Addressing Unrealised Gains

Initial proposals for the legislation had faced criticism regarding the method for taxing "unrealised" capital gains. The revised bill addresses these concerns by modifying provisions for taxing unrealised gains based on industry feedback.

For large superannuation funds, a workaround involves identifying high-balance individuals annually and applying the additional tax based on the entire year's earnings. These funds will have flexibility to adapt their systems, guided by government principles requiring a "fair and reasonable" approach. Smaller funds, such as self-managed super funds, will have specific guidelines to determine the portion of assets belonging to each member for tax purposes, taxing only realized gains.

Political Context and Support

The Greens' support was essential for the bill's passage through the Senate. Greens' treasury spokesperson, Nick McKim, stated that the party's support for the revised package signaled a call for the government to pursue further tax reform in the upcoming federal budget.

Mr.
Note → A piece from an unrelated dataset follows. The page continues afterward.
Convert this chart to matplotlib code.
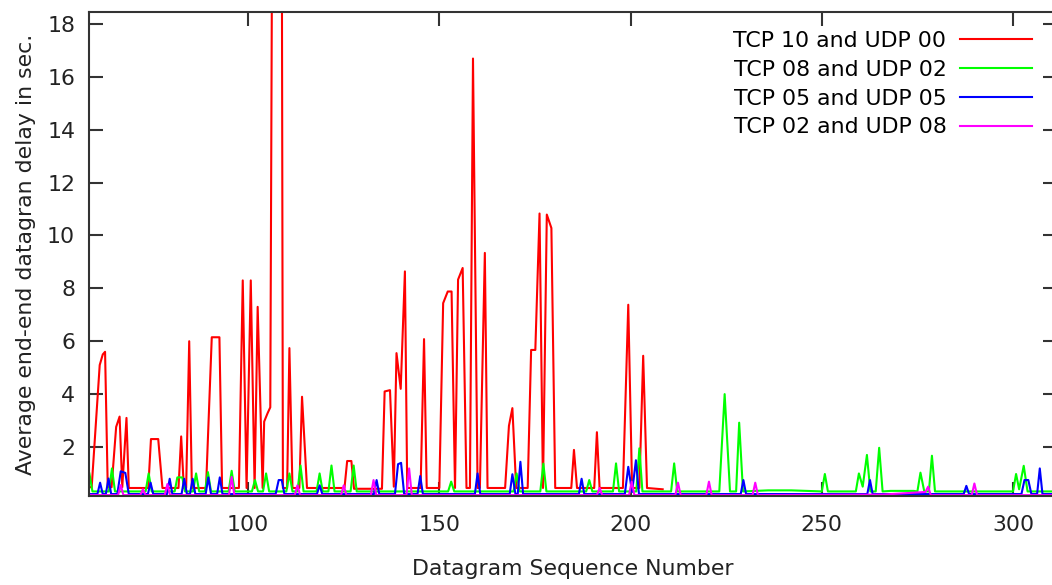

McKim described their cooperation as a "down payment" for Labor to undertake "genuine, progressive" tax reform, indicating support for potential reforms such as reducing the 50% capital gains tax discount and placing caps on negatively geared properties.

Treasurer Jim Chalmers welcomed the development and thanked the Greens for their constructive engagement. Mr. Chalmers accused the Coalition, who opposed the bill, of "defending those with millions in super at the expense of working Australians."

Expected Impact and Revenue

The updated policy is projected to raise an estimated $2 billion in 2028–29, which is slightly less than the $2.5 billion projected under the original proposal.

The superannuation industry peak body, ASFA, welcomed the changes, with chief executive Mary Delahunty stating that they would make the system "fairer and more sustainable."

Implementation Dates

The new superannuation tax rates are scheduled to take effect on July 1 of the current year.

The changes to the low-income superannuation tax offset are scheduled to become effective on July 1, 2027.